9. On what occasion do you lie?
When I don’t want someone to feel embarrassed by something they can’t control or are already aware of.
10. What do you most dislike about your appearance?
Not being taller.
11. Which living person do you most despise?
12. What is the quality you most like in a man?
Confidence and mental strength.
13. What is the quality you most like in a woman?
Confidence and irreverence.
14. Which words or phrases do you most overuse?
Always and never. Both are unconvincing.
15. What or who is the greatest love of your life?
16. When and where were you happiest?
Alone in the Maldives for 17 days last year. I was happy. Not sure anyone can know when they were happiest. Memory changes with time.
17. Which talent would you most like to have?
I’ve often wanted to sing / be in a band.
18. If you could change one thing about yourself, what would it be?
I wouldn’t be a poet.
19. What do you consider your greatest achievement?
20. If you were to die and come back as a person or a thing, what would it be?
Next time I’d like to be much stupider, simpler, and insanely wealthy.
21. Where would you most like to live?
If not New York, London.
22. What is your most treasured possession?
I don’t think about things that way. But I like my signed first edition of Truman Capote’s Music for Chameleons because it was given to me by a friend and it helped me creatively.
23. What do you regard as the lowest depth of misery?
Having to sell your time on Earth doing something you don’t want to do.
24. What is your favorite occupation?
I like writing and reading but I like writing more than reading yet I do it less.
25. What is your most marked characteristic?
I know what I want.
26. What do you most value in your friends?
They don’t let me get away with bullshit.
27. Who are your favorite writers?
I will read anything Bret Easton Ellis writes.
28. Who is your hero of fiction?
Odysseus. (Endurance. Mental strength. Plus he was hot.)
29. Which historical figure do you most identify with?
Not sure there is one specifically but probably artists who were generally misunderstood and not appreciated in their time due to politics, lack of taste, or various other reasons that had nothing to do with their work.
30. Who are your heroes in real life?
I don’t like having heroes.
31. What are your favorite names?
Sebastian and Francesca. I also like Lucas or Luke.
32. What is it that you most dislike?
Not being free to do what I want with my day for any reason.
33. What is your greatest regret?
Being a poet.
34. How would you like to die?
35. What is your motto?
Do what you want.
#9 - This is a perfect, compassionate answer and I love it.
#20 - Absolutely.
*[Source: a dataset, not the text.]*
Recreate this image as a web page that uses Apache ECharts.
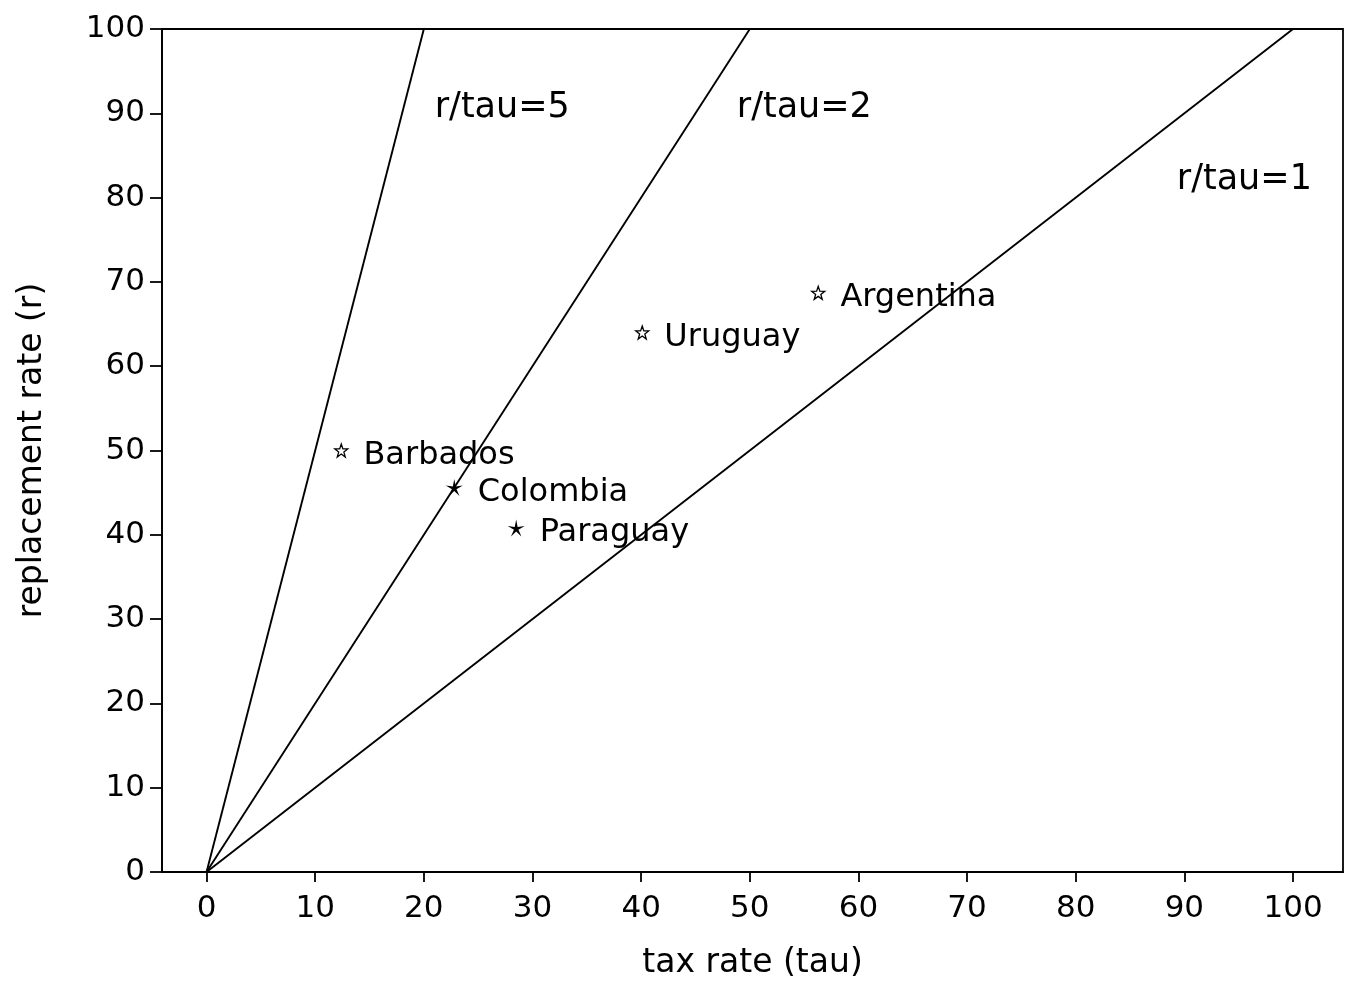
<!DOCTYPE html>
<html>
<head>
<meta charset="utf-8">
<script src="https://cdn.jsdelivr.net/npm/echarts@6/dist/echarts.min.js"></script>
<style>
html,body{margin:0;padding:0;background:#fff;}
#main{width:1349px;height:987px;}
</style>
</head>
<body>
<div id="main"></div>
<script>
// ---- data ----
var countries = ['Barbados', 'Colombia', 'Paraguay', 'Uruguay', 'Argentina'];
var taxRate = [12.4, 22.8, 28.5, 40.1, 56.3];
var replacementRate = [50.0, 45.6, 40.8, 64.0, 68.7];
var markerFilled = [false, true, true, false, false];

var ratioNames = ['r/tau=5', 'r/tau=2', 'r/tau=1'];
var ratioValues = [5, 2, 1];
var ratioLabelX = [21.0, 48.8, 89.3];
var ratioLabelY = [90.6, 90.6, 82.1];

var xTicks = [0, 10, 20, 30, 40, 50, 60, 70, 80, 90, 100];
var yTicks = [0, 10, 20, 30, 40, 50, 60, 70, 80, 90, 100];

// ---- chart ----
var FONT = 'DejaVu Sans';
var hollowStar = 'path://M0,-10 L2.35,-3.24 L9.511,-3.09 L3.804,1.236 L5.878,8.09 L0,4 L-5.878,8.09 L-3.804,1.236 L-9.511,-3.09 L-2.35,-3.24 Z';
var asterisk = 'path://M0,-10 L1.6,-2.2 L9.511,-3.09 L2.5,0.8 L5.878,8.09 L0,2.7 L-5.878,8.09 L-2.5,0.8 L-9.511,-3.09 L-1.6,-2.2 Z';

var series = [];
ratioValues.forEach(function (k, i) {
  series.push({
    type: 'line',
    name: ratioNames[i],
    data: [[0, 0], [100 / k, 100]],
    symbol: 'none',
    lineStyle: { color: '#000', width: 1.9 },
    silent: true,
    z: 2
  });
});

series.push({
  type: 'scatter',
  name: 'lineLabels',
  data: ratioNames.map(function (n, i) { return { name: n, value: [ratioLabelX[i], ratioLabelY[i]] }; }),
  symbolSize: 0,
  itemStyle: { opacity: 1 },
  label: {
    show: true, position: 'right', distance: 0,
    formatter: '{b}', color: '#000', fontFamily: FONT, fontSize: 35
  },
  z: 3
});

series.push({
  type: 'scatter',
  name: 'countries',
  data: countries.map(function (c, i) {
    return {
      name: c,
      value: [taxRate[i], replacementRate[i]],
      symbol: markerFilled[i] ? asterisk : hollowStar,
      symbolSize: markerFilled[i] ? 17 : 13,
      itemStyle: markerFilled[i]
        ? { color: '#000', borderWidth: 0, opacity: 1 }
        : { color: '#fff', borderColor: '#000', borderWidth: 1.3, opacity: 1 }
    };
  }),
  label: {
    show: true, position: 'right', distance: 15, offset: [0, 5],
    formatter: '{b}', color: '#000', fontFamily: FONT, fontSize: 32
  },
  z: 4
});

var chart = echarts.init(document.getElementById('main'), null, { renderer: 'canvas' });
chart.setOption({
  animation: false,
  backgroundColor: '#fff',
  grid: {
    left: 162, right: 6, top: 29, bottom: 115,
    show: true, borderColor: '#000', borderWidth: 1.8, backgroundColor: 'transparent'
  },
  xAxis: {
    type: 'value', min: -4.1, max: 104.6,
    name: 'tax rate (tau)', nameLocation: 'middle', nameGap: 75,
    nameTextStyle: { color: '#000', fontFamily: FONT, fontSize: 33 },
    axisLine: { show: true, onZero: false, lineStyle: { color: '#000', width: 1.8 } },
    axisTick: { show: true, length: 10, customValues: xTicks, lineStyle: { color: '#000', width: 1.8 } },
    axisLabel: { customValues: xTicks, margin: 21, color: '#000', fontFamily: FONT, fontSize: 31 },
    splitLine: { show: false }
  },
  yAxis: {
    type: 'value', min: 0, max: 100,
    name: 'replacement rate (r)', nameLocation: 'middle', nameGap: 113,
    nameTextStyle: { color: '#000', fontFamily: FONT, fontSize: 33 },
    axisLine: { show: true, onZero: false, lineStyle: { color: '#000', width: 1.8 } },
    axisTick: { show: true, length: 12, customValues: yTicks, lineStyle: { color: '#000', width: 1.8 } },
    axisLabel: { customValues: yTicks, margin: 17, color: '#000', fontFamily: FONT, fontSize: 31 },
    splitLine: { show: false }
  },
  series: series
});
</script>
</body>
</html>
Cannot wait to be a wealthy simpleton in my next life.
AD, you are so clever and smart and brilliantly protect your heart, mind & gentle sensitivity with the articulate armor that is your intelligence and wicked wit. Bravo! Music for Chameleons is one of my favorite books, too. If you have not read Capote’s Children On Their Birthdays I will find a copy for you to add to your collection. See you on 27 March at your reading at Albertine.